### EXERCISE INSTRUCTIONS:
From the listing that follows, output everything exactly except the pictures.

= = =

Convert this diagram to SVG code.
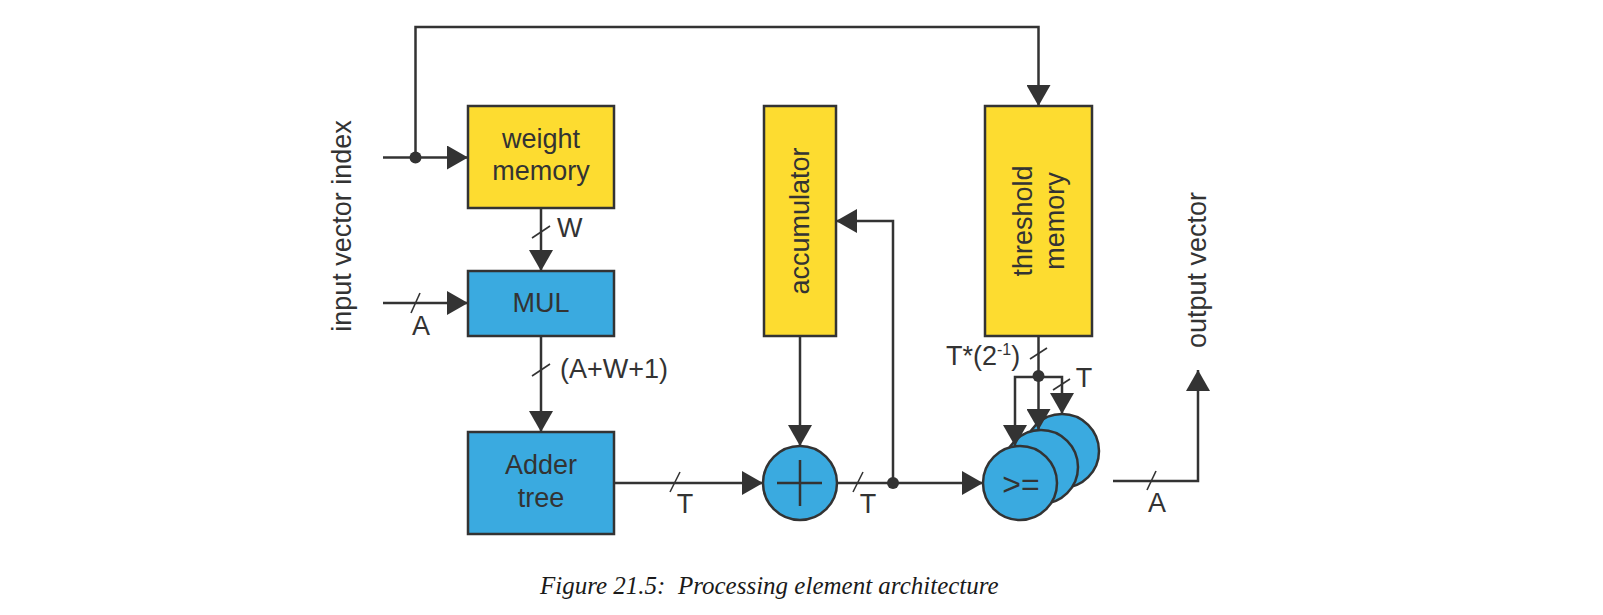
<svg xmlns="http://www.w3.org/2000/svg" width="1603" height="615" viewBox="0 0 1603 615">
<defs>
<style>
.yel{fill:#FDDC30;stroke:#333;stroke-width:2.5}
.blu{fill:#3AAAE0;stroke:#333;stroke-width:2.5}
.ln{fill:none;stroke:#333;stroke-width:2.5}
.tk{fill:none;stroke:#333;stroke-width:1.6}
.t{font-family:"Liberation Sans",Arial,sans-serif;font-size:27px;fill:#333}
.c{text-anchor:middle}
.dot{fill:#333}
.cap{font-family:"Liberation Serif","Times New Roman",serif;font-style:italic;font-size:25px;fill:#1a1a1a}
</style>
<marker id="ah" viewBox="0 0 21 24" refX="21" refY="12" markerWidth="21" markerHeight="24" markerUnits="userSpaceOnUse" orient="auto">
<path d="M0,0 L21,12 L0,24 z" fill="#333"/>
</marker>
</defs>
<rect width="1603" height="615" fill="#fff"/>

<g id="input-vector-index-label">
<text class="t c" transform="translate(351,226) rotate(-90)">input vector index</text>
</g>

<g id="weight-memory">
<rect class="yel" x="468" y="106" width="146" height="102"/>
<text class="t c" x="541" y="148">weight</text>
<text class="t c" x="541" y="180">memory</text>
</g>

<g id="mul">
<rect class="blu" x="468" y="271" width="146" height="65"/>
<text class="t c" x="541" y="312">MUL</text>
</g>

<g id="adder-tree">
<rect class="blu" x="468" y="432" width="146" height="102"/>
<text class="t c" x="541" y="474">Adder</text>
<text class="t c" x="541" y="507">tree</text>
</g>

<g id="accumulator">
<rect class="yel" x="764" y="106" width="72" height="230"/>
<text class="t c" transform="translate(809,221) rotate(-90)">accumulator</text>
</g>

<g id="sum">
<circle class="blu" cx="800" cy="483" r="37"/>
<path class="ln" d="M777,483 H822 M800,460 V506"/>
</g>

<g id="threshold-memory">
<rect class="yel" x="985" y="106" width="107" height="230"/>
<text class="t c" transform="translate(1032,221) rotate(-90)">threshold</text>
<text class="t c" transform="translate(1064,221) rotate(-90)">memory</text>
</g>

<g id="comparators">
<circle class="blu" cx="1062" cy="451" r="37"/>
<circle class="blu" cx="1041" cy="467" r="37"/>
<circle class="blu" cx="1020" cy="483" r="37"/>
<text class="t c" x="1021" y="495" style="font-size:32px">&gt;=</text>
</g>

<g id="output-vector-label">
<text class="t c" transform="translate(1206,270) rotate(-90)">output vector</text>
</g>

<g id="connectors">
<path class="ln" d="M383,157.5 H468" marker-end="url(#ah)"/>
<path class="ln" d="M415.5,157.5 V27 H1038.5 V106" marker-end="url(#ah)"/>
<circle class="dot" cx="415.5" cy="157.5" r="6"/>

<path class="ln" d="M541,208 V271" marker-end="url(#ah)"/>
<path class="tk" d="M532,238 L550,226"/>
<text class="t" x="557" y="237">W</text>

<path class="ln" d="M383,303 H468" marker-end="url(#ah)"/>
<path class="tk" d="M411,313 L420,293"/>
<text class="t c" x="421" y="335">A</text>

<path class="ln" d="M541,336 V432" marker-end="url(#ah)"/>
<path class="tk" d="M532,376 L550,364"/>
<text class="t" x="560" y="378">(A+W+1)</text>

<path class="ln" d="M614,483 H763" marker-end="url(#ah)"/>
<path class="tk" d="M670,492 L680,472"/>
<text class="t c" x="685" y="513">T</text>

<path class="ln" d="M800,336 V446" marker-end="url(#ah)"/>

<path class="ln" d="M837,483 H983" marker-end="url(#ah)"/>
<path class="tk" d="M853,492 L863,472"/>
<text class="t c" x="868" y="513">T</text>
<path class="ln" d="M893,483 V221 H836" marker-end="url(#ah)"/>
<circle class="dot" cx="893" cy="483" r="6"/>

<path class="ln" d="M1038.5,336 V377"/>
<path class="tk" d="M1030,359 L1047,348"/>
<text class="t" x="946" y="365">T*(2<tspan dy="-10" style="font-size:16px">-1</tspan><tspan dy="10">)</tspan></text>
<path class="ln" d="M1038.5,377 H1015 V446" marker-end="url(#ah)"/>
<path class="ln" d="M1038.5,377 V430" marker-end="url(#ah)"/>
<path class="ln" d="M1038.5,377 H1062 V414" marker-end="url(#ah)"/>
<circle class="dot" cx="1038.5" cy="376" r="6"/>
<path class="tk" d="M1053,390 L1070,379"/>
<text class="t c" x="1084" y="387">T</text>

<path class="ln" d="M1113,481 H1198 V370" marker-end="url(#ah)"/>
<path class="tk" d="M1147,490 L1156,471"/>
<text class="t c" x="1157" y="512">A</text>
</g>

<g id="caption">
<text class="cap" x="540" y="594">Figure 21.5:&#160; Processing element architecture</text>
</g>
</svg>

= = =

### REPLY TO THE TASK:
Convert this diagram to SVG code.
<svg xmlns="http://www.w3.org/2000/svg" width="1603" height="615" viewBox="0 0 1603 615">
<defs>
<style>
.yel{fill:#FDDC30;stroke:#333;stroke-width:2.5}
.blu{fill:#3AAAE0;stroke:#333;stroke-width:2.5}
.ln{fill:none;stroke:#333;stroke-width:2.5}
.tk{fill:none;stroke:#333;stroke-width:1.6}
.t{font-family:"Liberation Sans",Arial,sans-serif;font-size:27px;fill:#333}
.c{text-anchor:middle}
.dot{fill:#333}
.cap{font-family:"Liberation Serif","Times New Roman",serif;font-style:italic;font-size:25px;fill:#1a1a1a}
</style>
<marker id="ah" viewBox="0 0 21 24" refX="21" refY="12" markerWidth="21" markerHeight="24" markerUnits="userSpaceOnUse" orient="auto">
<path d="M0,0 L21,12 L0,24 z" fill="#333"/>
</marker>
</defs>
<rect width="1603" height="615" fill="#fff"/>

<g id="input-vector-index-label">
<text class="t c" transform="translate(351,226) rotate(-90)">input vector index</text>
</g>

<g id="weight-memory">
<rect class="yel" x="468" y="106" width="146" height="102"/>
<text class="t c" x="541" y="148">weight</text>
<text class="t c" x="541" y="180">memory</text>
</g>

<g id="mul">
<rect class="blu" x="468" y="271" width="146" height="65"/>
<text class="t c" x="541" y="312">MUL</text>
</g>

<g id="adder-tree">
<rect class="blu" x="468" y="432" width="146" height="102"/>
<text class="t c" x="541" y="474">Adder</text>
<text class="t c" x="541" y="507">tree</text>
</g>

<g id="accumulator">
<rect class="yel" x="764" y="106" width="72" height="230"/>
<text class="t c" transform="translate(809,221) rotate(-90)">accumulator</text>
</g>

<g id="sum">
<circle class="blu" cx="800" cy="483" r="37"/>
<path class="ln" d="M777,483 H822 M800,460 V506"/>
</g>

<g id="threshold-memory">
<rect class="yel" x="985" y="106" width="107" height="230"/>
<text class="t c" transform="translate(1032,221) rotate(-90)">threshold</text>
<text class="t c" transform="translate(1064,221) rotate(-90)">memory</text>
</g>

<g id="comparators">
<circle class="blu" cx="1062" cy="451" r="37"/>
<circle class="blu" cx="1041" cy="467" r="37"/>
<circle class="blu" cx="1020" cy="483" r="37"/>
<text class="t c" x="1021" y="495" style="font-size:32px">&gt;=</text>
</g>

<g id="output-vector-label">
<text class="t c" transform="translate(1206,270) rotate(-90)">output vector</text>
</g>

<g id="connectors">
<path class="ln" d="M383,157.5 H468" marker-end="url(#ah)"/>
<path class="ln" d="M415.5,157.5 V27 H1038.5 V106" marker-end="url(#ah)"/>
<circle class="dot" cx="415.5" cy="157.5" r="6"/>

<path class="ln" d="M541,208 V271" marker-end="url(#ah)"/>
<path class="tk" d="M532,238 L550,226"/>
<text class="t" x="557" y="237">W</text>

<path class="ln" d="M383,303 H468" marker-end="url(#ah)"/>
<path class="tk" d="M411,313 L420,293"/>
<text class="t c" x="421" y="335">A</text>

<path class="ln" d="M541,336 V432" marker-end="url(#ah)"/>
<path class="tk" d="M532,376 L550,364"/>
<text class="t" x="560" y="378">(A+W+1)</text>

<path class="ln" d="M614,483 H763" marker-end="url(#ah)"/>
<path class="tk" d="M670,492 L680,472"/>
<text class="t c" x="685" y="513">T</text>

<path class="ln" d="M800,336 V446" marker-end="url(#ah)"/>

<path class="ln" d="M837,483 H983" marker-end="url(#ah)"/>
<path class="tk" d="M853,492 L863,472"/>
<text class="t c" x="868" y="513">T</text>
<path class="ln" d="M893,483 V221 H836" marker-end="url(#ah)"/>
<circle class="dot" cx="893" cy="483" r="6"/>

<path class="ln" d="M1038.5,336 V377"/>
<path class="tk" d="M1030,359 L1047,348"/>
<text class="t" x="946" y="365">T*(2<tspan dy="-10" style="font-size:16px">-1</tspan><tspan dy="10">)</tspan></text>
<path class="ln" d="M1038.5,377 H1015 V446" marker-end="url(#ah)"/>
<path class="ln" d="M1038.5,377 V430" marker-end="url(#ah)"/>
<path class="ln" d="M1038.5,377 H1062 V414" marker-end="url(#ah)"/>
<circle class="dot" cx="1038.5" cy="376" r="6"/>
<path class="tk" d="M1053,390 L1070,379"/>
<text class="t c" x="1084" y="387">T</text>

<path class="ln" d="M1113,481 H1198 V370" marker-end="url(#ah)"/>
<path class="tk" d="M1147,490 L1156,471"/>
<text class="t c" x="1157" y="512">A</text>
</g>

<g id="caption">
<text class="cap" x="540" y="594">Figure 21.5:&#160; Processing element architecture</text>
</g>
</svg>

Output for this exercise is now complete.